家庭系统理论里说,长期缺位的父亲突然介入育儿,最容易引发夫妻权力失衡。
“具体是什么问题?”她摸出笔和便签本,这是做家庭服务时养成的习惯——记录关键信息能避免遗漏。
王姓男人的喉结又动了动:“刘太太觉得八岁的小丽该按计划表成长,每天六点半晨读、七点练琴、放学后做两张奥数卷;刘总却发现女儿最近总躲在衣柜里哭,上周整理书包时,他翻到小丽夹在语文书里的日记,第一页写着‘我不想当机器人’。
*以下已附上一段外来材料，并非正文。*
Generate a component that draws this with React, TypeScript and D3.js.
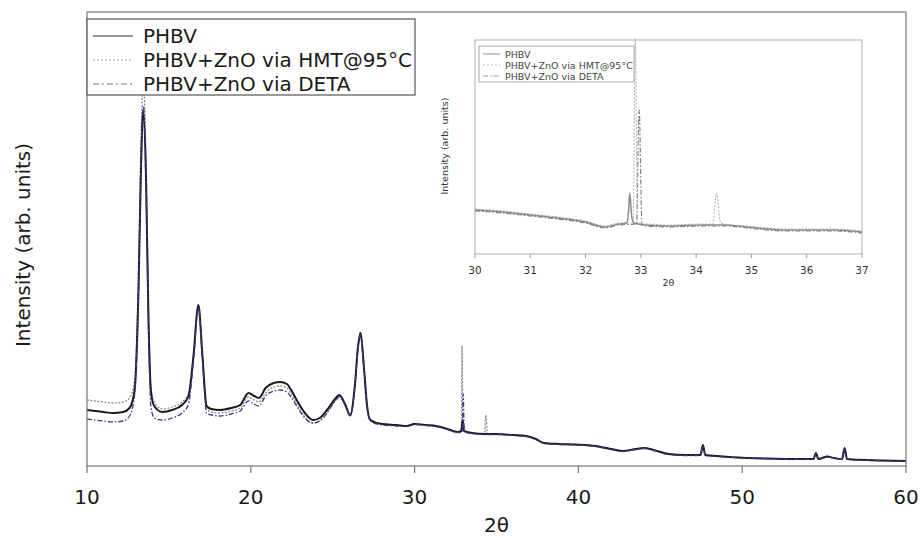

”
苏蘅的笔尖在便签上顿住,想起李宅李爷爷总把她写的健康食谱折角,想起赵教授家双胞胎抢玩具时,她用“合作游戏法”让两人一起给布偶设计衣服。
那些被客户珍视的细节突然涌上来,她的指尖有些发烫。
“刘总说,太太是怕女儿输在起跑线。”王姓男人掏出手机,调出一张照片推过来,“这是前天晚上拍的,小丽在书房写作业,太太站在身后,影子把整张书桌都罩住了。孩子握笔的手在抖,他隔着门都听见橡皮蹭纸的沙沙声——像小老鼠啃东西似的。”
照片里,暖黄的灯光下,小女孩的背影缩成小小的一团,书桌上摆着《小学奥数举一反三》《新概念英语青少版》《钢琴考级曲集》,堆叠的高度几乎挡住了她的脸。
苏蘅的拇指轻轻划过屏幕,仿佛能触到照片里那股紧绷的、喘不过气的压抑。
“刘总想找个人,既让太太觉得‘专业可靠’,又能慢慢调整小丽的成长节奏。”王姓男人突然压低声音,“他说,你这种‘有学历又懂心理’的保姆,刚好能当这个缓冲带——太太不会觉得是丈夫在否定她,孩子也能慢慢松绑。”
苏蘅的指甲掐进掌心。
她想起面试时被HR嘲讽“硕士当保姆是资源浪费”,想起第一天擦地时,雇主斜睨着她的工牌说“读这么多书不还是来伺候人”。
可此刻,有人把她的学历、她的专业,当成了打开另一个家庭的钥匙。
“我需要先和刘太太沟通。”她听见自己说,声音比想象中稳,“儿童照护必须得到主要照顾者的认可,否则任何调整都可能激化矛盾。”
王姓男人点头,从西装内袋摸出个丝绒小盒推过来:“刘总让我转交的。这是小丽昨天在美术课上画的,她说‘想给新阿姨看’。”
苏蘅打开盒子,一张A4纸对折着躺在里面。
展开时,彩色铅笔的笔触歪歪扭扭,画着扎羊角辫的小女孩、系围裙的阿姨,还有——在画面最上方,穿西装的男人举着一只风筝,线轴握在小女孩手里。
“她说‘爸爸的风筝线要让我自己拉’。”王姓男人站起身,把帽子重新扣在头上,“下周三上午九点,刘太太会去接小丽学钢琴,刘总说……你可以提前半小时到,帮他给女儿热杯牛奶。”
苏蘅望着他走向门口的背影,阳光透过玻璃斜斜切进来,在画纸上镀了层金边。
小丽笔下的“新阿姨”扎着高马尾,和她昨天在镜子前扎的发型一模一样。
帆布包里的活页夹又开始发烫,这次不是因为理论笔记,而是那些被折角的案例、被圈红的量表,突然有了更具体的温度——它们不再是用来证明“学历有用”的工具,而是能真正触到一个小女孩的呼吸、一个母亲的焦虑、一个父亲的无措。